Entropy is the amount of uncertainty involved in predicting the value of a ‘random’ variable, or at least one which could be random. For a coin being tossed, there are two outcomes, heads and tails, which are equally likely. Encapsulating the outcomes in a minimal single message requires one binary digit, a bit, which might be coded as 0 for tails, and 1 for heads.

For a six-sided fair die, there are six outcomes which are equally likely, which requires between two and three bits to encode. Because the die has more possible outcomes, and they require more binary digits to encode, in terms of information, the die has higher entropy, and contains more information.

Returning to the example of Text Twist, each of the six letters provided in the game has 26 different possible values, although because of the nature of English words they are not truly randomly distributed (the most common letters being e and a, the least common j, q, x and z).

Without detailed prior analysis of six-letter words in English, it would be reasonable to assume that there might be 26^6 (26 to the power of 6) possible 6-letter ‘words’, which is almost 309 billion, although a great many of those do not form any English words. Encoding each letter in binary requires slightly less than 5 bits per character. Thus our Text Twist ‘words’ have high entropy and a lot of information, relative to coins and dice.

Encoding those six letters (which are case insensitive) would require a minimum of 6 bytes in ASCII or Unicode UTF-8, but 24 bytes in UTF-32. However in Morse code, which has variable length characters, 6-letter words vary in length from 6 (EEEEEE, TTTTTT or any mixture) to 24 Morse characters, equivalent to binary digits. The word CHASMS would in fact require 18 bits, or just over 2 bytes.

The length of messages in Morse is thus shorter than in ASCII or UTF-8, and its encoding more efficient, and close to estimates of entropy. This is because Alfred Vail, who worked with Samuel Morse and Joseph Henry to devise the code, counted the different letter stocks held by a local printer, to estimate the frequency of use of different characters in English, and they decided to use variable- rather than fixed-length encoding.

chasmswordWe can of course represent words in many other ways, such as in a graphics file, which could also have letters distorted as is used in CAPTCHA challenge-response tests. Now our entropy is increasing further: the small anti-aliased image shown above requires 2878 bytes when in PNG format. As a CAPTCHA, it could be ambiguous or misread, perhaps, so with this inefficiency in coding we face the paradox that it may be communicated less clearly. That is because we are interposing additional steps between the transmitter and receiver, each of which can only increase the risk of the received information having errors.

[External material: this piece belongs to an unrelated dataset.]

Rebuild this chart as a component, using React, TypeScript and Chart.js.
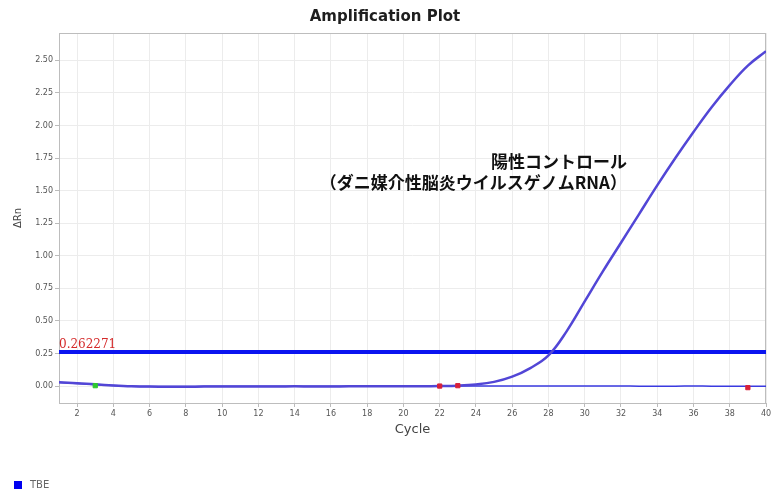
import React, { useEffect, useRef } from 'react';
import { Chart, registerables } from 'chart.js';

Chart.register(...registerables);

const cycles = [1, 2, 3, 4, 5, 6, 7, 8, 9, 10, 11, 12, 13, 14, 15, 16, 17, 18, 19, 20, 21, 22, 23, 24, 25, 26, 27, 28, 29, 30, 31, 32, 33, 34, 35, 36, 37, 38, 39, 40];
const positiveDeltaRn = [0.03, 0.022, 0.013, 0.005, -0.001, -0.004, -0.005, -0.005, -0.004, -0.004, -0.003, -0.003, -0.003, -0.002, -0.003, -0.003, -0.002, -0.002, -0.002, -0.001, -0.001, 0.0, 0.003, 0.012, 0.032, 0.072, 0.138, 0.235, 0.42, 0.65, 0.88, 1.1, 1.32, 1.54, 1.75, 1.95, 2.14, 2.31, 2.46, 2.57];
const ntcDeltaRn = [0.028, 0.02, 0.011, 0.004, -0.001, -0.003, -0.003, -0.003, -0.002, -0.002, -0.001, -0.002, -0.002, -0.001, -0.001, -0.002, -0.001, -0.001, 0.0, 0.0, 0.0, 0.001, 0.001, 0.001, 0.0, 0.001, 0.001, 0.0, 0.0, 0.001, 0.0, 0.0, -0.001, -0.002, -0.001, 0.0, -0.001, -0.001, -0.002, -0.002];
const thresholdValue = 0.262271;
const thresholdCycles = [1, 40];
const baselineStartCycles = [3];
const baselineStartValues = [0.003];
const baselineEndCycles = [22, 23, 39];
const baselineEndValues = [0.0, 0.003, -0.012];
const xTickValues = [2, 4, 6, 8, 10, 12, 14, 16, 18, 20, 22, 24, 26, 28, 30, 32, 34, 36, 38, 40];
const yTickValues = [0, 0.25, 0.5, 0.75, 1.0, 1.25, 1.5, 1.75, 2.0, 2.25, 2.5];
const titleText = 'Amplification Plot';
const xAxisTitle = 'Cycle';
const yAxisTitle = 'ΔRn';
const legendLabel = 'TBE';
const annotationLine1 = '陽性コントロール';
const annotationLine2 = '（ダニ媒介性脳炎ウイルスゲノムRNA）';

const decorPlugin = {
  id: 'decor',
  beforeDatasetsDraw(chart: any) {
    const { ctx, chartArea } = chart;
    ctx.save();
    ctx.strokeStyle = '#bdbdbd';
    ctx.lineWidth = 1;
    ctx.strokeRect(Math.round(chartArea.left) + 0.5, Math.round(chartArea.top) + 0.5, Math.round(chartArea.right - chartArea.left) - 1, Math.round(chartArea.bottom - chartArea.top));
    ctx.restore();
  },
  afterDraw(chart: any) {
    const { ctx, chartArea, scales } = chart;
    ctx.save();
    ctx.fillStyle = '#1e1e1e';
    ctx.font = 'bold 15px "DejaVu Sans"';
    ctx.textAlign = 'center';
    ctx.textBaseline = 'middle';
    ctx.fillText(titleText, 385, 17);
    ctx.fillStyle = '#444';
    ctx.font = '13px "DejaVu Sans"';
    ctx.fillText(xAxisTitle, (chartArea.left + chartArea.right) / 2, 430);
    ctx.save();
    ctx.translate(18, (chartArea.top + chartArea.bottom) / 2);
    ctx.rotate(-Math.PI / 2);
    ctx.font = '10px "DejaVu Sans"';
    ctx.fillText(yAxisTitle, 0, 0);
    ctx.restore();
    const ty = scales.y.getPixelForValue(thresholdValue);
    ctx.fillStyle = '#d42a2a';
    ctx.font = '12px "DejaVu Serif"';
    ctx.textAlign = 'left';
    ctx.textBaseline = 'alphabetic';
    ctx.fillText(String(thresholdValue), chartArea.left, ty - 4);
    ctx.fillStyle = '#111';
    ctx.font = 'bold 17px "Noto Sans CJK JP"';
    ctx.textAlign = 'right';
    ctx.textBaseline = 'middle';
    ctx.fillText(annotationLine1, 627, 162);
    ctx.fillText(annotationLine2, 627, 183);
    ctx.fillStyle = '#0000f0';
    ctx.fillRect(14, 481, 8, 8);
    ctx.fillStyle = '#666';
    ctx.font = '10px "DejaVu Sans"';
    ctx.textAlign = 'left';
    ctx.fillText(legendLabel, 30, 485.5);
    ctx.restore();
  },
};

export default function App() {
  const ref = useRef<HTMLCanvasElement | null>(null);
  useEffect(() => {
    if (!ref.current) return;
    const chart = new Chart(ref.current, {
      type: 'line',
      data: {
        datasets: [
          {
            label: 'Threshold',
            data: thresholdCycles.map((c) => ({ x: c, y: thresholdValue })),
            borderColor: '#0a14f0',
            borderWidth: 4,
            pointRadius: 0,
            order: 3,
          },
          {
            label: 'NTC',
            data: cycles.map((c, i) => ({ x: c, y: ntcDeltaRn[i] })),
            borderColor: '#3a3ae0',
            borderWidth: 1.5,
            pointRadius: 0,
            tension: 0.4,
            order: 2,
          },
          {
            label: legendLabel,
            data: cycles.map((c, i) => ({ x: c, y: positiveDeltaRn[i] })),
            borderColor: '#5246d6',
            borderWidth: 2.5,
            pointRadius: 0,
            tension: 0.4,
            order: 1,
          },
          {
            type: 'scatter',
            label: 'Baseline start',
            data: baselineStartCycles.map((c, i) => ({ x: c, y: baselineStartValues[i] })),
            backgroundColor: '#2ec82e',
            borderColor: '#2ec82e',
            pointStyle: 'rect',
            pointRadius: 3,
            order: 0,
          },
          {
            type: 'scatter',
            label: 'Baseline end',
            data: baselineEndCycles.map((c, i) => ({ x: c, y: baselineEndValues[i] })),
            backgroundColor: '#d8203a',
            borderColor: '#d8203a',
            pointStyle: 'rect',
            pointRadius: 3,
            order: 0,
          },
        ] as any,
      },
      options: {
        animation: false,
        responsive: false,
        layout: { padding: { top: 33, right: 4, left: 0, bottom: 0 } },
        plugins: { legend: { display: false }, title: { display: false }, tooltip: { enabled: false } },
        scales: {
          x: {
            type: 'linear',
            min: 1,
            max: 40,
            afterBuildTicks: (s: any) => {
              s.ticks = xTickValues.map((v) => ({ value: v }));
            },
            afterFit: (s: any) => {
              s.height = 91;
              s.paddingLeft = 0;
              s.paddingRight = 0;
            },
            grid: { color: '#ececec', tickLength: 4, tickColor: '#bbb' },
            border: { display: false },
            ticks: {
              autoSkip: false,
              maxRotation: 0,
              padding: 2,
              color: '#555',
              font: { family: 'DejaVu Sans', size: 8 },
            },
          },
          y: {
            type: 'linear',
            min: -0.13,
            max: 2.71,
            afterBuildTicks: (s: any) => {
              s.ticks = yTickValues.map((v) => ({ value: v }));
            },
            afterFit: (s: any) => {
              s.width = 59;
              s.paddingTop = 0;
              s.paddingBottom = 0;
            },
            grid: { color: '#ececec', tickLength: 4, tickColor: '#bbb' },
            border: { display: false },
            ticks: {
              padding: 2,
              color: '#555',
              font: { family: 'DejaVu Sans', size: 8 },
              callback: (v: any) => Number(v).toFixed(2),
            },
          },
        },
      },
      plugins: [decorPlugin],
    });
    return () => chart.destroy();
  }, []);
  return (
    <div style={{ position: 'absolute', left: 0, top: 0, width: 771, height: 494, background: '#fff' }}>
      <canvas ref={ref} width={771} height={494} style={{ display: 'block' }} />
    </div>
  );
}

chasmsword2A common way for images to become damaged used to be faxing. In the version above, I have simulated a fault in the process of transmitting the image, which has blurred the lower half of the letters beyond recognition. Thankfully our brains are used to filling in the missing or damaged sections of images, and most of us would recognise that the word shown is still chasms, provided that we could assume that it was in English.

Visual artists can use such effects deliberately in their works, but, as with abstract art, their success is not guaranteed. This is because they are depending on the receiver (viewer) understanding how to reconstruct or decode the image which they present. Highly abstract art, such as Jackson Pollock’s huge drip paintings, are most dependent on the receiver, although in image terms they are also extremely high in entropy and thus the amount of information which they contain.

This has been a whistlestop tour which may give you a feel for what I mean by information and communication theory, and for some of the big ideas which come with it. I will return to the subject in the future.